I often compare Martial's Epigrams to the Roman version of shitposting.

[–] flooppoolf@lemmy.world 1 points 1 year ago

Or other readings you might think I’d enjoy? I think Odyssey was my absolute favorite, but I’m also a Golden Ass enjoyer of sorts as well.

[–] flooppoolf@lemmy.world 1 points 1 year ago

Another thing is, don’t look at what post biblical professors are saying. The guy from Bible Odyssey is focusing on why we continued that same stupid scheme from the Torah all the way to the KJV of the Bible. James Louden has books that focus on the similarities from the absolutely oldest pieces of text found (Sumerian Gilgamesh, The Odyssey, Iliad, etc) and can point you into the direction that you are looking for.

[–] shalafi@lemmy.world 3 points 1 year ago

Mnemonics for memorization and oral repetition. If that's not the origin, it certainly works that way.

For example, I can quote John 3:16, but if you asked me, "What was that thing god said about his son?"

[–] 8BitRoadTrip@lemm.ee 3 points 1 year ago

It’s to facilitate citing random verses out of context to support whatever you need it to.

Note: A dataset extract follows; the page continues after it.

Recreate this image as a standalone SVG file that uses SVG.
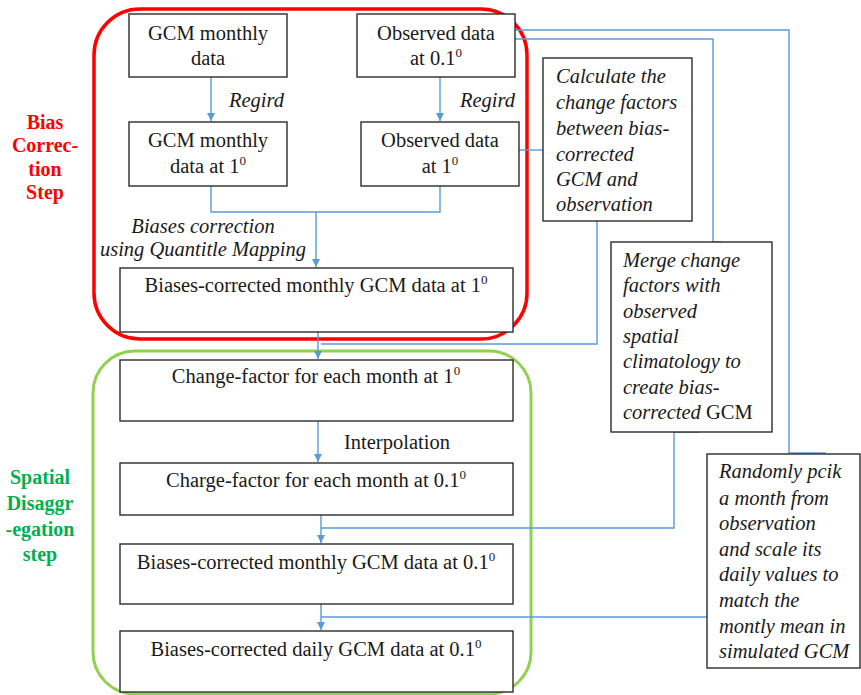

[–] expatriado@lemmy.world 2 points 1 year ago

because it gets quoted a lot. Some Christian religions go to an anual cycle during mass, where the whole thing is read few verses every day, so you have to brake it down

[–] bstix@feddit.dk 2 points 1 year ago* (last edited 1 year ago)

Notice that we write laws and contracts in the same way. The bible was both. It was used to settle disagreements and to sentence people.

[–] Resol@lemmy.world 0 points 1 year ago

Guess what else is divided like that. That's right, it's the Quran. And maybe the Torah too, I don't know.

That's just a trope of religious texts.